[Dataset rows]
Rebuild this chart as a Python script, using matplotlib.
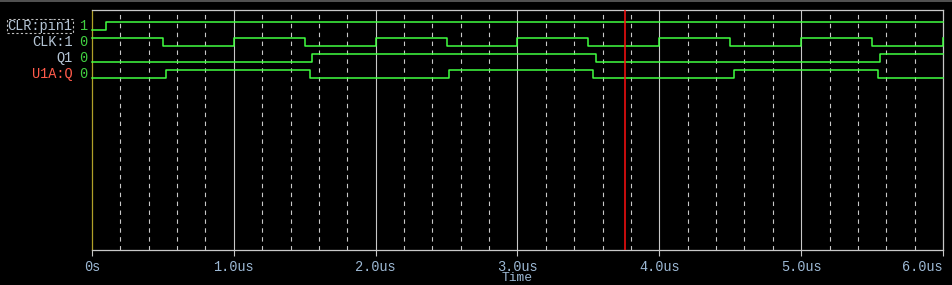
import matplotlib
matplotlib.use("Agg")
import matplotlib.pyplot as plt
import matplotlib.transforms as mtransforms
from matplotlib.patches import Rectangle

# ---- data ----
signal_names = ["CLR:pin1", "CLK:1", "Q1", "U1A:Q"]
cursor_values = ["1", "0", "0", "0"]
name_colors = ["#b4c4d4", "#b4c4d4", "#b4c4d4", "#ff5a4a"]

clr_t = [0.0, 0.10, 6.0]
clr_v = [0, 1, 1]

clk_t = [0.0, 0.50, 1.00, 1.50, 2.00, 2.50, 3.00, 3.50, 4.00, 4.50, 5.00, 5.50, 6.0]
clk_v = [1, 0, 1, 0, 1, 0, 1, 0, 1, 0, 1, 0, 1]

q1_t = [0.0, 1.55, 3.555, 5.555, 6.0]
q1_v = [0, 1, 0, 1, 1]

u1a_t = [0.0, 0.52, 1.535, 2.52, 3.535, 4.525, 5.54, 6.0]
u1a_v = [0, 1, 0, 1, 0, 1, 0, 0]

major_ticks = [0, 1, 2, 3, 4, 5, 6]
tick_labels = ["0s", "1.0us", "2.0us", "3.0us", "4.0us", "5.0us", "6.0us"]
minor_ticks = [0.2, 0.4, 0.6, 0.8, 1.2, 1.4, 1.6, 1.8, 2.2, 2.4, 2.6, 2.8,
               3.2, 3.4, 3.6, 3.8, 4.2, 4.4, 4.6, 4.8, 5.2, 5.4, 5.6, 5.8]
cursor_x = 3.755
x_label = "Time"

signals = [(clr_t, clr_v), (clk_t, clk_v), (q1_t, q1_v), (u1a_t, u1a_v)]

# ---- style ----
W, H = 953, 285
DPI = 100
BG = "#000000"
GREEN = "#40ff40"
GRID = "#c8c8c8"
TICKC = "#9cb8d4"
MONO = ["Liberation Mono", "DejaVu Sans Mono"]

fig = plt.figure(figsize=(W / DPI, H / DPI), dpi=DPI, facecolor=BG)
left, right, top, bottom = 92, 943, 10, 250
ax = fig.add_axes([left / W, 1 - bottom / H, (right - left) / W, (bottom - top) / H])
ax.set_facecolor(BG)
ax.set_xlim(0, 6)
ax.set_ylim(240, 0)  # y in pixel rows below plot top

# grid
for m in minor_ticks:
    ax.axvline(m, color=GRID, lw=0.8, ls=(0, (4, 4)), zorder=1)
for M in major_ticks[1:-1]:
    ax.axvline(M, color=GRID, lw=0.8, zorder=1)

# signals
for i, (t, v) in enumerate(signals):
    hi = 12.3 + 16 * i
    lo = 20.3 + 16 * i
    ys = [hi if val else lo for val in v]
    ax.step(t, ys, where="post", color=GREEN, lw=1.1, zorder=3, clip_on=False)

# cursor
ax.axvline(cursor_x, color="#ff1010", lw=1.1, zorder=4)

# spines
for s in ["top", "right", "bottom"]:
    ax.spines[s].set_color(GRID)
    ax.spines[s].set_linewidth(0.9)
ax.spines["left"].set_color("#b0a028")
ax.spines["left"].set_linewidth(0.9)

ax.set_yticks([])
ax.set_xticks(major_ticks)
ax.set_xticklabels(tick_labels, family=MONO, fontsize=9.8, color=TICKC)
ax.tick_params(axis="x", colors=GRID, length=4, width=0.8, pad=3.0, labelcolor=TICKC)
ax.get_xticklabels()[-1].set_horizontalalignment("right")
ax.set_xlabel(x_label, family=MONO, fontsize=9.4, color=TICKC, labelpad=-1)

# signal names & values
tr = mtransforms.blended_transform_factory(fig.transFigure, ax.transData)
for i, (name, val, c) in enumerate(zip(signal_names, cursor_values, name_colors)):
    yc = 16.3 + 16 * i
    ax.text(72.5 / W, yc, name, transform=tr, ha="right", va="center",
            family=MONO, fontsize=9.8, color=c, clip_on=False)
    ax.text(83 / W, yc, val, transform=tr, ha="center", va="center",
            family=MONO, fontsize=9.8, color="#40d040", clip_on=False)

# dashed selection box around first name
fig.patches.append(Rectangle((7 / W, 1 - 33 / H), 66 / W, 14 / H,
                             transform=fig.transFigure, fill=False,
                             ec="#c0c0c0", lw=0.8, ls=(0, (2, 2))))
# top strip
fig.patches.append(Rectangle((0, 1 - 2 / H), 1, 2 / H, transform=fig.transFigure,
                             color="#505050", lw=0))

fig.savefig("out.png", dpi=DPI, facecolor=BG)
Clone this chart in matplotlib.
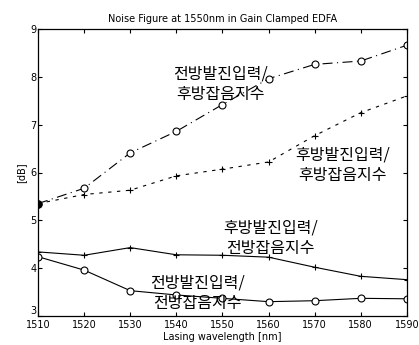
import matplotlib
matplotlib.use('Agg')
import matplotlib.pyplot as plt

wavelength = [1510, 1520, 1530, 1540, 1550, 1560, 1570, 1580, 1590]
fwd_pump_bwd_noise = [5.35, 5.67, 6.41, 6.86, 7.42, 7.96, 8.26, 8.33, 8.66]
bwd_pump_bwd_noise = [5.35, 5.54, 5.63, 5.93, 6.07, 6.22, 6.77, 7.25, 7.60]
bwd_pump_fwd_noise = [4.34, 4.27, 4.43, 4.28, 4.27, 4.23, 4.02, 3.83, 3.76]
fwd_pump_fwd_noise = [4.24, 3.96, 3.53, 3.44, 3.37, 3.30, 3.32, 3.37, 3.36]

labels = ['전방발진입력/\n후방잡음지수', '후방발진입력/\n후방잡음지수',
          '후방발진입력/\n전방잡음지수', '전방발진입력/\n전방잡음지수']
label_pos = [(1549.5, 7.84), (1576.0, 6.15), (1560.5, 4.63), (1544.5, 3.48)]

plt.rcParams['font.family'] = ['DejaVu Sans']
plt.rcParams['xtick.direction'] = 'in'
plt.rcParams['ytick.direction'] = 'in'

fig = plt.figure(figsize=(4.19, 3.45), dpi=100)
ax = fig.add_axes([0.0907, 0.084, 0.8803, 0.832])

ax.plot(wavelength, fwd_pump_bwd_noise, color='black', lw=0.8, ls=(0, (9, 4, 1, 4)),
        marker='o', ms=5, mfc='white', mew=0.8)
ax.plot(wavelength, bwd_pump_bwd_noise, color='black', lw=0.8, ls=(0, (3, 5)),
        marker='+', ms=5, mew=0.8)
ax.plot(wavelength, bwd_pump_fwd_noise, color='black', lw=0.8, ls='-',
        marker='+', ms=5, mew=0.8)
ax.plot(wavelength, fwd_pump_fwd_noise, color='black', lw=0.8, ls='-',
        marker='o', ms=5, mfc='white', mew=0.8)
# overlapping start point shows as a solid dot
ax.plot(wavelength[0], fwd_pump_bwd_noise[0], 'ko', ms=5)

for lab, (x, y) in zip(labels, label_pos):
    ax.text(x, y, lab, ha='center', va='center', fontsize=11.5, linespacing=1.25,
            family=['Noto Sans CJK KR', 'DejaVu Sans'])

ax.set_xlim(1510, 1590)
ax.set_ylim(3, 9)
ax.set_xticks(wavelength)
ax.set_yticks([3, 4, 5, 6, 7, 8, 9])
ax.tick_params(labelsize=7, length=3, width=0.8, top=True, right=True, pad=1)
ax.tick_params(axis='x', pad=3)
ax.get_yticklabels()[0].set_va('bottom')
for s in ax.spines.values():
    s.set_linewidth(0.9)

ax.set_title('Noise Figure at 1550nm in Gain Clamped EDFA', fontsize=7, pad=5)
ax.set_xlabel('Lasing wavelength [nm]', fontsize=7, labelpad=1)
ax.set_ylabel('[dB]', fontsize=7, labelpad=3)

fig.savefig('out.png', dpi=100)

* Set task *
Quote everything in the listing above exactly; pictures are the only thing to omit.

* Result *
Rebuild this chart as a Python script, using matplotlib.
import matplotlib
matplotlib.use("Agg")
import matplotlib.pyplot as plt
import matplotlib.transforms as mtransforms
from matplotlib.patches import Rectangle

# ---- data ----
signal_names = ["CLR:pin1", "CLK:1", "Q1", "U1A:Q"]
cursor_values = ["1", "0", "0", "0"]
name_colors = ["#b4c4d4", "#b4c4d4", "#b4c4d4", "#ff5a4a"]

clr_t = [0.0, 0.10, 6.0]
clr_v = [0, 1, 1]

clk_t = [0.0, 0.50, 1.00, 1.50, 2.00, 2.50, 3.00, 3.50, 4.00, 4.50, 5.00, 5.50, 6.0]
clk_v = [1, 0, 1, 0, 1, 0, 1, 0, 1, 0, 1, 0, 1]

q1_t = [0.0, 1.55, 3.555, 5.555, 6.0]
q1_v = [0, 1, 0, 1, 1]

u1a_t = [0.0, 0.52, 1.535, 2.52, 3.535, 4.525, 5.54, 6.0]
u1a_v = [0, 1, 0, 1, 0, 1, 0, 0]

major_ticks = [0, 1, 2, 3, 4, 5, 6]
tick_labels = ["0s", "1.0us", "2.0us", "3.0us", "4.0us", "5.0us", "6.0us"]
minor_ticks = [0.2, 0.4, 0.6, 0.8, 1.2, 1.4, 1.6, 1.8, 2.2, 2.4, 2.6, 2.8,
               3.2, 3.4, 3.6, 3.8, 4.2, 4.4, 4.6, 4.8, 5.2, 5.4, 5.6, 5.8]
cursor_x = 3.755
x_label = "Time"

signals = [(clr_t, clr_v), (clk_t, clk_v), (q1_t, q1_v), (u1a_t, u1a_v)]

# ---- style ----
W, H = 953, 285
DPI = 100
BG = "#000000"
GREEN = "#40ff40"
GRID = "#c8c8c8"
TICKC = "#9cb8d4"
MONO = ["Liberation Mono", "DejaVu Sans Mono"]

fig = plt.figure(figsize=(W / DPI, H / DPI), dpi=DPI, facecolor=BG)
left, right, top, bottom = 92, 943, 10, 250
ax = fig.add_axes([left / W, 1 - bottom / H, (right - left) / W, (bottom - top) / H])
ax.set_facecolor(BG)
ax.set_xlim(0, 6)
ax.set_ylim(240, 0)  # y in pixel rows below plot top

# grid
for m in minor_ticks:
    ax.axvline(m, color=GRID, lw=0.8, ls=(0, (4, 4)), zorder=1)
for M in major_ticks[1:-1]:
    ax.axvline(M, color=GRID, lw=0.8, zorder=1)

# signals
for i, (t, v) in enumerate(signals):
    hi = 12.3 + 16 * i
    lo = 20.3 + 16 * i
    ys = [hi if val else lo for val in v]
    ax.step(t, ys, where="post", color=GREEN, lw=1.1, zorder=3, clip_on=False)

# cursor
ax.axvline(cursor_x, color="#ff1010", lw=1.1, zorder=4)

# spines
for s in ["top", "right", "bottom"]:
    ax.spines[s].set_color(GRID)
    ax.spines[s].set_linewidth(0.9)
ax.spines["left"].set_color("#b0a028")
ax.spines["left"].set_linewidth(0.9)

ax.set_yticks([])
ax.set_xticks(major_ticks)
ax.set_xticklabels(tick_labels, family=MONO, fontsize=9.8, color=TICKC)
ax.tick_params(axis="x", colors=GRID, length=4, width=0.8, pad=3.0, labelcolor=TICKC)
ax.get_xticklabels()[-1].set_horizontalalignment("right")
ax.set_xlabel(x_label, family=MONO, fontsize=9.4, color=TICKC, labelpad=-1)

# signal names & values
tr = mtransforms.blended_transform_factory(fig.transFigure, ax.transData)
for i, (name, val, c) in enumerate(zip(signal_names, cursor_values, name_colors)):
    yc = 16.3 + 16 * i
    ax.text(72.5 / W, yc, name, transform=tr, ha="right", va="center",
            family=MONO, fontsize=9.8, color=c, clip_on=False)
    ax.text(83 / W, yc, val, transform=tr, ha="center", va="center",
            family=MONO, fontsize=9.8, color="#40d040", clip_on=False)

# dashed selection box around first name
fig.patches.append(Rectangle((7 / W, 1 - 33 / H), 66 / W, 14 / H,
                             transform=fig.transFigure, fill=False,
                             ec="#c0c0c0", lw=0.8, ls=(0, (2, 2))))
# top strip
fig.patches.append(Rectangle((0, 1 - 2 / H), 1, 2 / H, transform=fig.transFigure,
                             color="#505050", lw=0))

fig.savefig("out.png", dpi=DPI, facecolor=BG)
Clone this chart in matplotlib.
import matplotlib
matplotlib.use('Agg')
import matplotlib.pyplot as plt

wavelength = [1510, 1520, 1530, 1540, 1550, 1560, 1570, 1580, 1590]
fwd_pump_bwd_noise = [5.35, 5.67, 6.41, 6.86, 7.42, 7.96, 8.26, 8.33, 8.66]
bwd_pump_bwd_noise = [5.35, 5.54, 5.63, 5.93, 6.07, 6.22, 6.77, 7.25, 7.60]
bwd_pump_fwd_noise = [4.34, 4.27, 4.43, 4.28, 4.27, 4.23, 4.02, 3.83, 3.76]
fwd_pump_fwd_noise = [4.24, 3.96, 3.53, 3.44, 3.37, 3.30, 3.32, 3.37, 3.36]

labels = ['전방발진입력/\n후방잡음지수', '후방발진입력/\n후방잡음지수',
          '후방발진입력/\n전방잡음지수', '전방발진입력/\n전방잡음지수']
label_pos = [(1549.5, 7.84), (1576.0, 6.15), (1560.5, 4.63), (1544.5, 3.48)]

plt.rcParams['font.family'] = ['DejaVu Sans']
plt.rcParams['xtick.direction'] = 'in'
plt.rcParams['ytick.direction'] = 'in'

fig = plt.figure(figsize=(4.19, 3.45), dpi=100)
ax = fig.add_axes([0.0907, 0.084, 0.8803, 0.832])

ax.plot(wavelength, fwd_pump_bwd_noise, color='black', lw=0.8, ls=(0, (9, 4, 1, 4)),
        marker='o', ms=5, mfc='white', mew=0.8)
ax.plot(wavelength, bwd_pump_bwd_noise, color='black', lw=0.8, ls=(0, (3, 5)),
        marker='+', ms=5, mew=0.8)
ax.plot(wavelength, bwd_pump_fwd_noise, color='black', lw=0.8, ls='-',
        marker='+', ms=5, mew=0.8)
ax.plot(wavelength, fwd_pump_fwd_noise, color='black', lw=0.8, ls='-',
        marker='o', ms=5, mfc='white', mew=0.8)
# overlapping start point shows as a solid dot
ax.plot(wavelength[0], fwd_pump_bwd_noise[0], 'ko', ms=5)

for lab, (x, y) in zip(labels, label_pos):
    ax.text(x, y, lab, ha='center', va='center', fontsize=11.5, linespacing=1.25,
            family=['Noto Sans CJK KR', 'DejaVu Sans'])

ax.set_xlim(1510, 1590)
ax.set_ylim(3, 9)
ax.set_xticks(wavelength)
ax.set_yticks([3, 4, 5, 6, 7, 8, 9])
ax.tick_params(labelsize=7, length=3, width=0.8, top=True, right=True, pad=1)
ax.tick_params(axis='x', pad=3)
ax.get_yticklabels()[0].set_va('bottom')
for s in ax.spines.values():
    s.set_linewidth(0.9)

ax.set_title('Noise Figure at 1550nm in Gain Clamped EDFA', fontsize=7, pad=5)
ax.set_xlabel('Lasing wavelength [nm]', fontsize=7, labelpad=1)
ax.set_ylabel('[dB]', fontsize=7, labelpad=3)

fig.savefig('out.png', dpi=100)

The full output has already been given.